Some existing systems attempt to model human thermal comfort. These existing models, however, are limited to a single garment on a human subject or fail to account for various factors such as environmental conditions (e.g., work conditions), garment use scenarios, or physiological data for the specific human subject evaluating the garment. Methods exist that attempt to describe the thermal strain of a human, clothing, environment system. This type of model places emphasis on describing the physiological changes to the subject and characterizes clothing ensembles and fabric layers as a single barrier to heat and moisture movement. This ignores the significance of fabric and air layers as places where heat and moisture may be stored or produced. Other models focus on characterizing heat and moisture movement in fabric layer systems but simplify or ignore the interaction with the subject.

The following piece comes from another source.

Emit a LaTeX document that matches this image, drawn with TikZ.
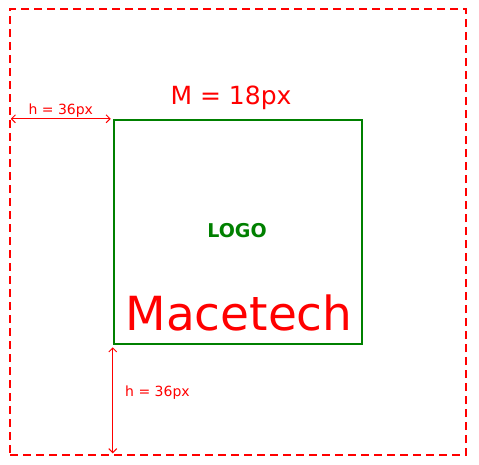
\documentclass[tikz,border=0pt]{standalone}
\usepackage{fontspec}
\setmainfont{DejaVu Sans}
\usetikzlibrary{arrows.meta,positioning,calc}
\definecolor{logogreen}{RGB}{0,128,0}

\begin{document}
\begin{tikzpicture}[x=1pt,y=-1pt,
    frame/.style={draw=red,dashed,line width=2.5pt,dash pattern=on 8pt off 5pt,
        minimum width=456pt,minimum height=446pt,inner sep=0pt},
    logobox/.style={draw=logogreen,line width=2.5pt,minimum width=248pt,
        minimum height=224pt,inner sep=0pt},
    dim/.style={draw=red,line width=1pt,
        arrows={Straight Barb[length=4pt,width=8pt]-Straight Barb[length=4pt,width=8pt]}},
    dimlabel/.style={text=red,font=\fontsize{14}{16}\selectfont,inner sep=0pt}]
\useasboundingbox (0,0) rectangle (479,464);
\node[frame] (border) at (238,232) {};
\node[logobox] (logo) at (238,232) {};
\node[text=logogreen,font=\bfseries\fontsize{19}{22}\selectfont] (logotext) at (237,231) {LOGO};
\node[text=red,font=\fontsize{47}{52}\selectfont] (brand) at (239,313) {Macetech};
\node[text=red,font=\fontsize{25}{30}\selectfont] (margin) at (231,98) {M = 18px};
% spacing marks
\coordinate (hleft) at ($(border.west |- logo.north west)+(2,0)$);
\coordinate (hright) at ($(logo.north west)+(-2,0)$);
\coordinate (vtop) at ($(logo.south west)+(0,2)$);
\coordinate (vbot) at ($(logo.south west |- border.south)+(0,-3)$);
\draw[dim] (hleft) -- (hright) node[midway,above=0.5pt,dimlabel] {h = 36px};
\draw[dim] (vtop) -- (vbot);
\node[dimlabel,anchor=west] (hgap) at (125,393) {h = 36px};
\end{tikzpicture}
\end{document}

Existing software packages incorporate subject physical properties, their activity level, environmental conditions and clothing characteristics. While these types of models provide insight into thermal stress and thermal comfort for particular clothing ensembles, these existing models do not provide for the calculation of the moisture and thermal insulation properties of these ensembles nor do they account for the dynamics of the fabric properties such as heat of sorption. Additionally they ignore the thermal and moisture capacity of the fabric and air layers and are generally designed only for determining long-term, steady state conditions. Further, the existing models fail to consider the dynamics of the clothing ensemble during usage conditions that are relatively short in duration.